The CFD data showed that blended and pure hydrogen operation increases combustion efficiency and reduces the flame-tube wall temperatures. However, it increases pollutant emissions when compared to propane-only operation with 70 % and 80 % more CO and NO, respectively. The network model accurately predicts bulk flow distribution and pressure changes throughout the combustor. In addition, major species mass fraction and total temperature at the outlet of the combustor are predicted well for blended and pure fuels.

Nevertheless, the network model struggles to predict pollutant species (CO and NO) and flame-tube wall temperatures due to the simplifying assumption of uniform combustion zones. This highlights the need for increased fidelity in the reactor network to predict temperature distributions that better represent the 3D case. Despite this, the network model is shown to accurately predict the overall aerodynamic and thermodynamic changes in the combustor and does so 420x faster than the CFD model. This makes it highly suitable for rapid and accurate design space exploration using both pure and blended fuels.
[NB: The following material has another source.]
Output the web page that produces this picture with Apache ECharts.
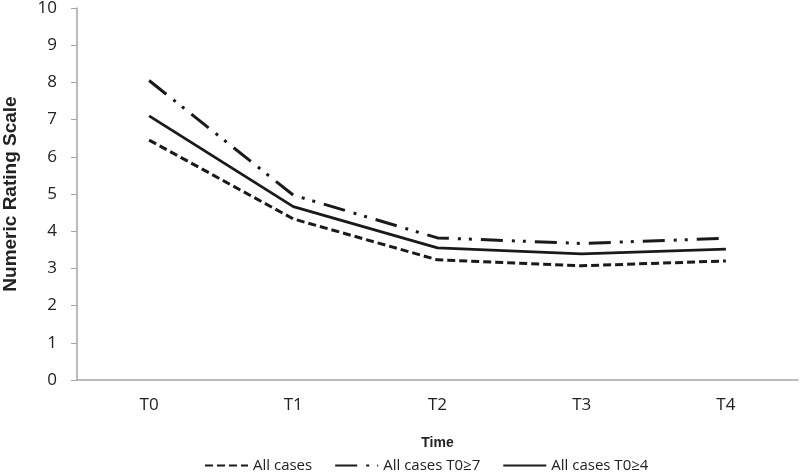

Future work will involve implementing models to account for the effect of mixing rates on combustion to improve the prediction of pollutant emissions and, the influence of increasing the size of the reactor network on the accuracy of predicted flame-tube wall temperatures will be investigated. Moreover, the successful development of the combustor network model in Flownex SE renders it immediately suitable for integration into a full system-MGT model, enabling investigation into the effect of blended fuel firing on overall engine performance.